Politicians split on possible Gaza operation

Rivlin: Election shouldn't prevent IDF from taking action in Gaza; Knesset to hold special session on escalation in the South.

Tami Shadadi surveys damage to her Sderot house (photo credit: REUTERS/Amir Cohen)
Tami Shadadi surveys damage to her Sderot house
(photo credit: REUTERS/Amir Cohen)
The upcoming election should not deter the military from a wide-scale operation in Gaza, Knesset Speaker Reuven Rivlin said Monday.
“Whoever thinks we forgot how to deal with continuing attrition, whoever thinks that we will allow a quarter of Israel’s population to live under total paralysis is preparing himself for defeat,” Rivlin stated at a ceremony marking 56 years since the Sinai campaign in 1956.
Since the campaign, the Knesset speaker explained, Israel has blossomed and grown stronger, but its enemies still seek its destruction.
“The Sinai campaign was a military reaction to those who dared to challenge the fact of the State of Israel’s existence,” he said.
“Today, not like in those years, our enemies know Israel is a fact, but their desire to erase us from the map remains,” said Rivlin, adding that terrorist organizations in Gaza hope to pull Israel into a “continuing, bloody cycle” and plant fear in the hearts of Israeli citizens.
The Knesset will hold a meeting on Thursday morning to discuss the escalation in the South, following a petition by over 25 MKs from Kadima, Labor and Meretz.
Education Minister Gideon Sa’ar called for an attack on Hamas leaders in order to prevent terrorist activity.
“These people are responsible for terror, and we want to stop them from doing it again,” he said. “They will pay for their actions. What is happening today in the South cannot continue.”
“Whoever still believes we are a fictitious country will have to face us over and over again, and the deep commitment of our fighters to defend Israeli citizens,” he stated.
Meanwhile, Labor leader Shelly Yacimovich said that the eve of an election is not the right time for a military operation.
“For action beyond an air attack or hitting a specific target, stability and a national consensus are necessary,” she told Army Radio. “Maybe a [wide-scale] operation is necessary, but not now.”
Kadima leader Shaul Mofaz said that in his experience as a former IDF chief of staff, the best policy to stop Hamas’s terrorism is to target and assassinate the terrorist organization’s leaders. “We achieved great deterrence with the policy of targeted killings,” Mofaz said in an interview with Army Radio.
“Prime Minister Binyamin Netanyahu was strong against [Palestinian Authority President Mahmoud Abbas] but not when it comes to Hamas.”
Newly elected Habayit Hayehudi leader Naftali Bennett visited Sderot on Monday, telling residents of the town on the border with Gaza that they are “the pioneers of our generation. The swamps of yesterday are the rockets of today in Sderot.”
“The amazing strength shown by residents of the South gives the government oxygen to act,” Bennett said.
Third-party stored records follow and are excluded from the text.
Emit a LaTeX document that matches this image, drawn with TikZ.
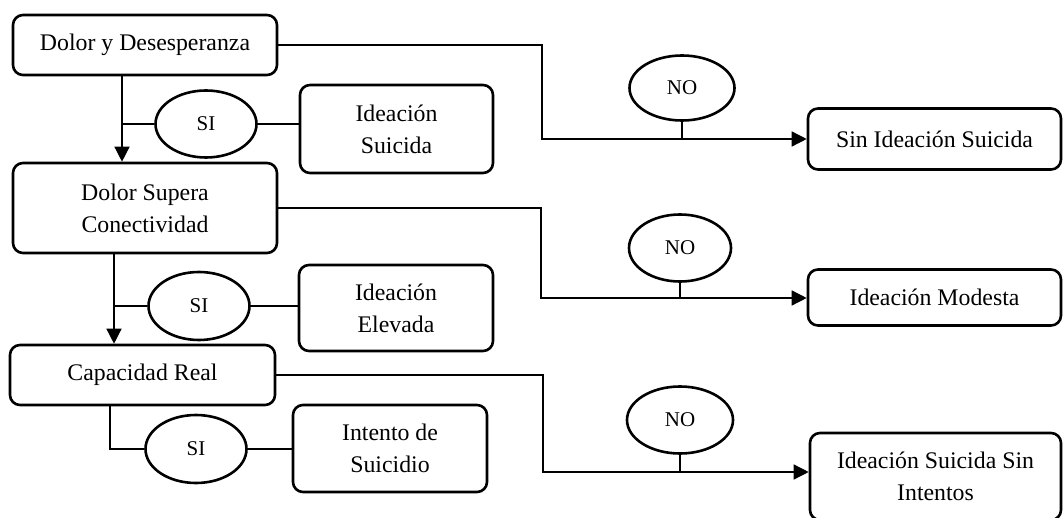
\documentclass[tikz,border=0pt]{standalone}
\usepackage{fontspec}
\setmainfont{Liberation Serif}
\usetikzlibrary{arrows.meta,shapes.geometric}

\tikzset{
  box/.style={draw, line width=2.6pt, rounded corners=10pt, inner sep=0pt,
    align=center, font=\fontsize{23.8}{32}\selectfont},
  oval/.style={draw, ellipse, line width=2.6pt, inner sep=0pt,
    font=\fontsize{21}{25}\selectfont},
  link/.style={line width=1.4pt},
  arrowlink/.style={line width=1.4pt, -{Triangle[length=15pt,width=15pt]}}
}

\begin{document}
\begin{tikzpicture}[x=1pt,y=-1pt]
\useasboundingbox (0,0) rectangle (1064,518);

% main column
\node[box, minimum width=264pt, minimum height=60pt] (A) at (145,45) {Dolor y Desesperanza};
\node[box, minimum width=264pt, minimum height=90pt] (B) at (145,208) {Dolor Supera\\Conectividad};
\node[box, minimum width=265pt, minimum height=60pt] (C) at (142.5,375) {Capacidad Real};

% SI branch outcomes
\node[box, minimum width=193pt, minimum height=88pt] (IS) at (396.5,129) {Ideación\\Suicida};
\node[box, minimum width=194pt, minimum height=86pt] (IE) at (396,308) {Ideación\\Elevada};
\node[box, minimum width=194pt, minimum height=87pt] (IT) at (390,448.5) {Intento de\\Suicidio};

% NO branch outcomes
\node[box, minimum width=253pt, minimum height=61pt] (SIS) at (934.5,139) {Sin Ideación Suicida};
\node[box, minimum width=253pt, minimum height=56pt] (IM) at (934.5,297.5) {Ideación Modesta};
\node[box, minimum width=251pt, minimum height=87pt] (ISSI) at (935.5,476.5) {Ideación Suicida Sin\\Intentos};

% decision ovals
\node[oval, minimum width=101pt, minimum height=67pt] (si1) at (206,124) {SI};
\node[oval, minimum width=101pt, minimum height=68pt] (si2) at (199,306) {SI};
\node[oval, minimum width=101pt, minimum height=68pt] (si3) at (196,449) {SI};
\node[oval, minimum width=105pt, minimum height=65pt] (no1) at (682,88) {NO};
\node[oval, minimum width=102pt, minimum height=67pt] (no2) at (680,248) {NO};
\node[oval, minimum width=106pt, minimum height=67pt] (no3) at (680,420) {NO};

% junction points
\coordinate (j1) at (122,124);
\coordinate (j2) at (114,306);
\coordinate (j3) at (110,449);
\coordinate (k1) at (542,139);
\coordinate (k2) at (541,298);
\coordinate (k3) at (543,472);

% SI path
\draw[arrowlink] (j1 |- A.south) -- (j1 |- B.north);
\draw[link] (si1.west) -- (j1);
\draw[link] (si1.east) -- (IS.west |- si1.east);

\draw[arrowlink] (j2 |- B.south) -- (j2 |- C.north);
\draw[link] (si2.west) -- (j2);
\draw[link] (si2.east) -- (IE.west |- si2.east);

\draw[link] (j3 |- C.south) -- (j3) -- (si3.west);
\draw[link] (si3.east) -- (IT.west |- si3.east);

% NO path
\draw[arrowlink] (A.east) -| (k1) -- (SIS.west |- k1);
\draw[link] (no1.south) -- (no1.south |- k1);

\draw[arrowlink] (B.east) -| (k2) -- (IM.west |- k2);
\draw[link] (no2.south) -- (no2.south |- k2);

\draw[arrowlink] (C.east) -| (k3) -- (ISSI.west |- k3);
\draw[link] (no3.south) -- (no3.south |- k3);
\end{tikzpicture}
\end{document}
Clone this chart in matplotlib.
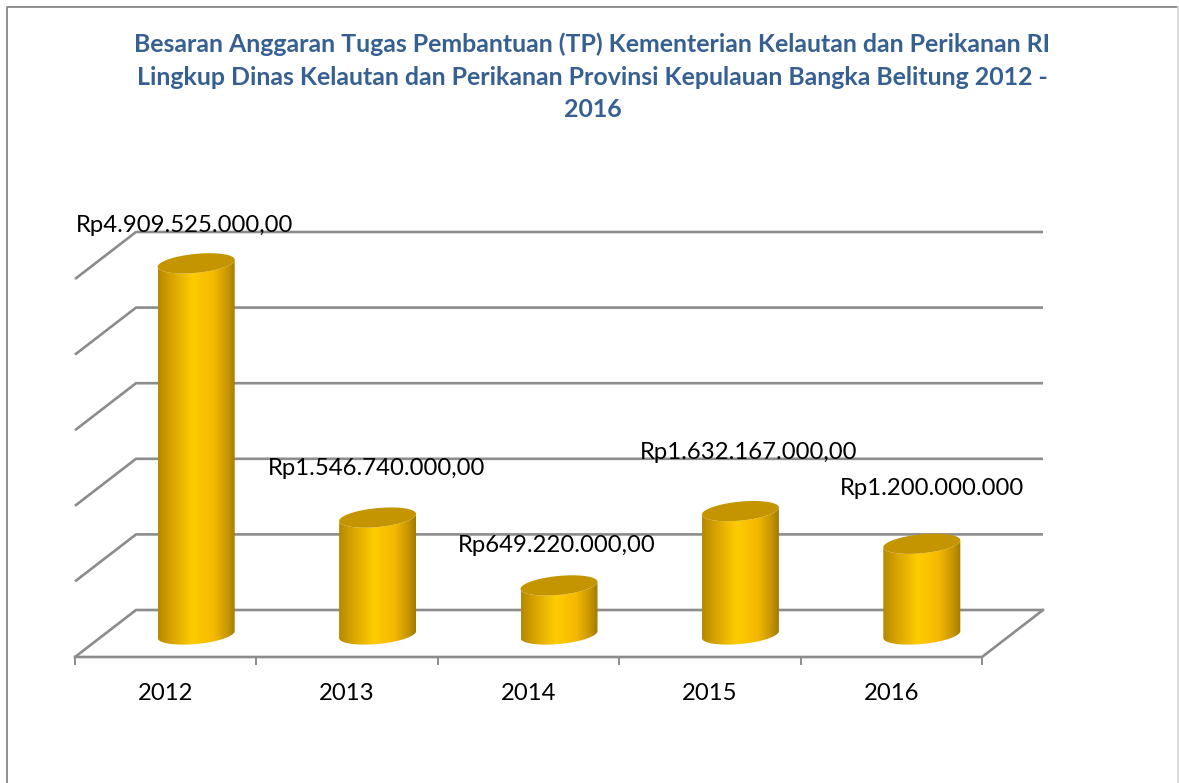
import numpy as np
import matplotlib
matplotlib.use('Agg')
import matplotlib.pyplot as plt
from matplotlib.colors import LinearSegmentedColormap
from matplotlib.patches import Polygon

W, H = 1179, 783

years = ['2012', '2013', '2014', '2015', '2016']
values = [4909525000, 1546740000, 649220000, 1632167000, 1200000000]
labels = ['Rp4.909.525.000,00', 'Rp1.546.740.000,00', 'Rp649.220.000,00',
          'Rp1.632.167.000,00', 'Rp1.200.000.000']
grid_values = [0, 1e9, 2e9, 3e9, 4e9, 5e9]
title = ('Besaran Anggaran Tugas Pembantuan (TP) Kementerian Kelautan dan Perikanan RI\n'
         'Lingkup Dinas Kelautan dan Perikanan Provinsi Kepulauan Bangka Belitung 2012 -\n'
         '2016')

# label offsets from the top of each bar, in pixels
label_dx = [-12, -1, -2, 8, 10]
label_dy = [37, 48, 39, 58, 54]

GRID = '#8c8c8c'
gold = LinearSegmentedColormap.from_list(
    'gold', [(0, '#b58900'), (0.18, '#d9a400'), (0.45, '#ffcc00'),
             (0.72, '#f5b800'), (0.9, '#c79500'), (1, '#a07a00')])
CAP = '#c49500'

plt.rcParams['font.family'] = ['Lato', 'DejaVu Sans']

fig = plt.figure(figsize=(W / 100, H / 100), dpi=100)
fig.patch.set_facecolor('white')

# front plane of the 3d box: x 75-982, y 657-279 in pixels
ax = fig.add_axes([75 / W, 1 - 657 / H, 907 / W, 378 / H])
ax.axis('off')

px = 5 / 907
py = 5e9 / 378
DEPTH_X, DEPTH_Y = 61 * px, 47 * py


def draw_grid():
    for v in grid_values:
        xs = [0, DEPTH_X, 5 + DEPTH_X]
        ys = [v, v + DEPTH_Y, v + DEPTH_Y]
        ax.plot(xs, ys, color=GRID, lw=1.9, clip_on=False, solid_capstyle='butt', zorder=1)
    ax.plot([0, 5, 5 + DEPTH_X], [0, 0, DEPTH_Y], color=GRID, lw=1.9, clip_on=False, zorder=1)
    for i in range(6):
        ax.plot([i, i], [0, -7 * py], color=GRID, lw=1.4, clip_on=False, zorder=1)


def ellipse(cx, cy, t):
    # flattened, slightly sheared circle (3d rotated look)
    return cx + 38.5 * px * np.cos(t), cy + (9.5 * np.sin(t) + 3.5 * np.cos(t)) * py


def draw_cylinder(i, v):
    cx = i + 0.5 + DEPTH_X / 2
    base = DEPTH_Y / 2 - 1 * py
    top = base + v
    t_low = np.linspace(np.pi, 2 * np.pi, 60)
    xb, yb = ellipse(cx, base, t_low)
    xt, yt = ellipse(cx, top, t_low[::-1])
    body = Polygon(np.column_stack([np.r_[xb, xt], np.r_[yb, yt]]), closed=True,
                   transform=ax.transData, facecolor='none', edgecolor='none')
    ax.add_patch(body)
    grad = np.linspace(0, 1, 256).reshape(1, -1)
    im = ax.imshow(grad, cmap=gold, aspect='auto', zorder=3,
                   extent=[cx - 38.5 * px, cx + 38.5 * px, base - 12 * py, top + 12 * py])
    im.set_clip_box(fig.bbox)
    im.set_clip_path(body)
    t = np.linspace(0, 2 * np.pi, 120)
    xc, yc = ellipse(cx, top, t)
    ax.add_patch(Polygon(np.column_stack([xc, yc]), closed=True, facecolor=CAP,
                         edgecolor='none', zorder=4, clip_on=False))


draw_grid()
for i, v in enumerate(values):
    draw_cylinder(i, v)
ax.set_xlim(0, 5)
ax.set_ylim(0, 5e9)

for i, (v, lab) in enumerate(zip(values, labels)):
    ax.text(i + 0.5 + DEPTH_X / 2 + label_dx[i] * px, v + DEPTH_Y / 2 + label_dy[i] * py, lab,
            ha='center', va='center', fontsize=17.2, color='black', zorder=5, clip_on=False)

for i, y in enumerate(years):
    ax.text(i + 0.5, -36 * py, y, ha='center', va='center', fontsize=17.2, color='black')

fig.text(592.5 / W, 1 - 77 / H, title, ha='center', va='center', fontsize=17.9, fontweight='bold',
         color='#376092', linespacing=1.5)

# chart frame, no bottom edge in the crop
fig.add_artist(plt.Line2D([6.5 / W, 6.5 / W, 1178 / W], [0, 1 - 6.5 / H, 1 - 6.5 / H],
                          color='#868686', lw=1.3))
fig.add_artist(plt.Line2D([1178 / W, 1178 / W], [0, 1 - 6.5 / H], color='#d9d9d9', lw=1.3))

fig.savefig('out.png', dpi=100)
“Now the government must do its job and instruct the army to stop the rocket fire on the South immediately.”
Meanwhile, Kadima MK Yoel Hasson said that Netanyahu should be tutored by former prime minister Ehud Olmert, former Kadima leader Tzipi Livni and Mofaz on how to deal with terror.
“Netanyahu, [who] ran in the last election with the slogan ‘Strong against Hamas,’ now shows that his fear is too strong – and the residents of the South are paying the price,” Hasson stated, adding that the prime minister seems to be unable to make the necessary decision in order to stop the rocket fire.